Ockham Makes “Freedom” A Synonym Of “Will”

Ockham Makes “Freedom” A Synonym Of “Will” October 23, 2016

William_of_Ockham

William of Ockham in stained glass – Moscarlop – CC AA 3.0

 OK, not the sexiest headline, but an accurate one – at least as (if) I understand Ockham. Building off of my project to understand acedia as it was articulated by the early Christians until Aquinas, I’ve sort of set myself on the long road to studying Saint Thomas more generally. A tall order, perhaps, but a fulfilling one if my experiences so far are any indication. And so part of this project is studying the thinkers that bookend Aquinas: the Greeks on one end and Duns Scots and Ockham on the other.

I’ve mentioned this before, very briefly, but I’m interested in Ockham’s conception of freedom compared to Aquinas’s. As Nault writes in The Noonday Devil: Acedia, The Unnamed Evil of our Times, “It is necessary to realize that Ockham’s [conception of freedom] is so ingrained in us today that it is difficult for us to picture freedom as anything other than the possibility to choose between two contradictory things.” Pressed, it’s probably difficult for most modern people to come up with a definition of freedom that strays very far from Ockham’s. But that seems (if I’m reading Nault correctly) to only be the case because we no longer have, not just an agreed upon conception of the good, but no longer agree if such a thing as “the good” even exists. Most classical and early Christian thinkers would have considered “freedom” the ability to pursue virtue in action. The metaphor I used in a previous post was a musician being able to play well. Is a truly free player a player that imposes a will on the strings, whatever that will may be, or a player who is able to play well should they choose to? One seems like a sort of cultivation. The other seems like a chaotic solipsism.

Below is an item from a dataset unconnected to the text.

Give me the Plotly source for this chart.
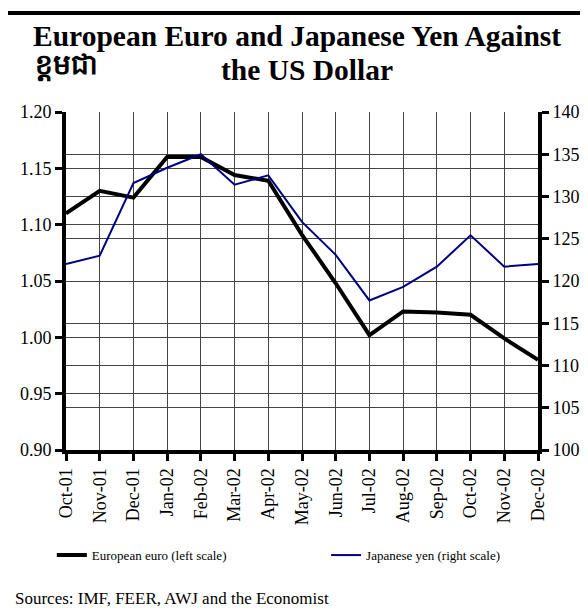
import plotly.graph_objects as go

months = ["Oct-01", "Nov-01", "Dec-01", "Jan-02", "Feb-02", "Mar-02", "Apr-02",
          "May-02", "Jun-02", "Jul-02", "Aug-02", "Sep-02", "Oct-02", "Nov-02", "Dec-02"]
euro = [1.110, 1.130, 1.124, 1.160, 1.160, 1.144, 1.139, 1.091, 1.048, 1.002,
        1.023, 1.022, 1.020, 0.999, 0.980]
yen = [122.0, 123.0, 131.6, 133.4, 135.0, 131.4, 132.5, 127.0, 123.1, 117.7,
       119.3, 121.7, 125.4, 121.7, 122.0]

title_l1 = "European Euro and Japanese Yen Against"
title_l2 = "the US Dollar"
khmer = "ខ្ដមជា"
source = "Sources: IMF, FEER, AWJ and the Economist"

SERIF = "Liberation Serif"

fig = go.Figure()
fig.add_trace(go.Scatter(x=months, y=euro, name="European euro (left scale)",
                         mode="lines", line=dict(color="black", width=4),
                         legend="legend"))
fig.add_trace(go.Scatter(x=months, y=yen, name="Japanese yen (right scale)",
                         mode="lines", line=dict(color="#000080", width=2), yaxis="y2",
                         legend="legend2"))

axis_common = dict(showline=True, linecolor="black", linewidth=4, ticks="outside",
                   ticklen=7, tickwidth=3, tickcolor="black",
                   tickfont=dict(family=SERIF, size=18, color="black"),
                   showgrid=True, gridcolor="#444444", gridwidth=1, zeroline=False)

leg_common = dict(orientation="h", xanchor="left", yanchor="middle",
                  font=dict(family=SERIF, size=13, color="black"),
                  bgcolor="rgba(0,0,0,0)", borderwidth=0)

fig.update_layout(
    width=588, height=608,
    margin=dict(l=58, r=58, t=104, b=166),
    paper_bgcolor="white", plot_bgcolor="white",
    font=dict(family=SERIF, color="black"),
    xaxis=dict(type="category", range=[0, 14], tickangle=-90, **axis_common),
    yaxis=dict(range=[0.90, 1.20], dtick=0.05, tickformat=".2f", **axis_common),
    yaxis2=dict(range=[100, 140], dtick=5, overlaying="y", side="right",
                **axis_common),
    showlegend=True,
    legend=dict(x=-0.03, y=-0.311, **leg_common),
    legend2=dict(x=0.551, y=-0.311, **leg_common),
)

fig.add_shape(type="line", xref="paper", yref="paper", x0=-0.13, x1=1.13,
              y0=1.293, y1=1.293, line=dict(color="black", width=4))

fig.add_annotation(text="<b>" + title_l1 + "</b>",
                   xref="paper", yref="paper", x=0.49, y=1 + (104 - 28) / 338,
                   xanchor="center", yanchor="middle", showarrow=False,
                   font=dict(family=SERIF, size=29.5, color="black"))
fig.add_annotation(text="<b>" + title_l2 + "</b>",
                   xref="paper", yref="paper", x=0.51, y=1 + (104 - 62) / 338,
                   xanchor="center", yanchor="middle", showarrow=False,
                   font=dict(family=SERIF, size=29.5, color="black"))
fig.add_annotation(text="<b>" + khmer + "</b>", xref="paper", yref="paper",
                   x=-0.07, y=1 + (104 - 58) / 338, xanchor="left", yanchor="middle",
                   showarrow=False, font=dict(size=28, color="black"))
fig.add_annotation(text=source, xref="paper", yref="paper", x=-0.112, y=-0.44,
                   xanchor="left", yanchor="middle", showarrow=False,
                   font=dict(family=SERIF, size=17, color="black"))

fig.write_html("out.html")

Ockham’s revolutionary articulation of freedom presented it as a moment prior to action – a moment before one has committed to anything. It’s a liberty of indifference, or libertas indifferentiae. I’ll write more about the problems this poses in another post, but one of the major ones that springs to mind is a sort of moral legalism that you see come into full fruition with Kant.

Sorry about all the stuffy philosophy posts if it isn’t your thing. Posts with a more personal touch are forthcoming. Sorry about all the amateur philosophy if it IS your thing. But like my friend Professor Duarte says, philosophy can be just like punk music: anyone can do it and it doesn’t have to sound pretty or complicated.